Chris McChesney, Bestselling Author and Executive at Franklin Covey, gave one of my favorite presentations at the Summit this year. The ability to lead teams and organizations to execute sets great leaders apart from good leaders.
The 4 Disciplines of Execution
- What do leaders struggle with more: strategy or execution?
- What are leaders educated in more: strategy or execution?
- The most difficult thing a leader will ever do is to drive a strategy that requires a change in human behavior.
- We tend to blame the people on our team instead of look at ourselves.
- Any time the majority of the people behave a particular way the majority of the time the problem is not the people it’s the system, culture, and leader.
- We don’t get to blame the people.
#1 Focus: on the wildly important
- With too many goals people might love you but they can’t hear you
- “There will always be more good ideas than there is capacity to execute”
- What makes a wildly important goal is the treatment in which you give it.
- What are the fewest battles necessary to win the war? When you’re tackling something big, don’t go big go narrow.
- Maintain normal operations and blow the door off of one thing. 1 Goal per team at the same time.
- People have to have their say but they don’t have to have their way.
- Deadlines move from concepts to targets.
- Execution doesn’t like complexity.
- Simplicity and transparency are the two best friends of execution.
#2 Leverage: Act on the lead Measure
- Lag measures what happened
- Lead measures predict the future and are influencable by the team
- There is a rare difference between knowing a thing and knowing the data behind a thing.
- Bad news: data is hard to get
- Good news: people will be engaged
- Bad news: they’re going to forget about it in 3 days
#3 Engagement: Keep a Compelling Scoreboard
- People play differently when they are keeping score
- We’re looking for a players scoreboard not a coaches scoreboard
- The number 1 driver of morale and engagement is whether people feel like they are winning or not
- Do the people who work for me feel like they are playing a winnable game?

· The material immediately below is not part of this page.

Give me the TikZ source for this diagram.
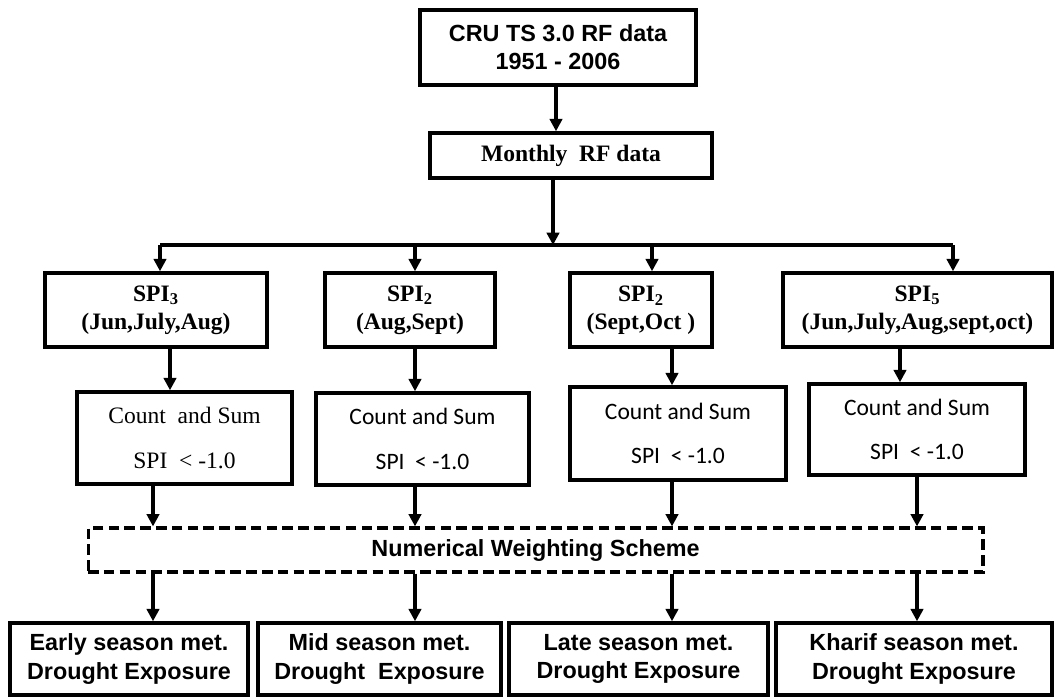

#4 Accountability: Create a Cadence of Accountability
- Execution is so frustrating because in the moment the urgent always trumps what’s important
- Report on last week’s commitment
- Review and update scoreboard
- Make a a commitment for next week
- Secret: let people come up with their own commitments for the next week
- Great execution is about creating a pull, not pushing action.
- Create a winnable game and let the players go win the game
- Do the people who work for me feel like they are playing a winnable high stakes game?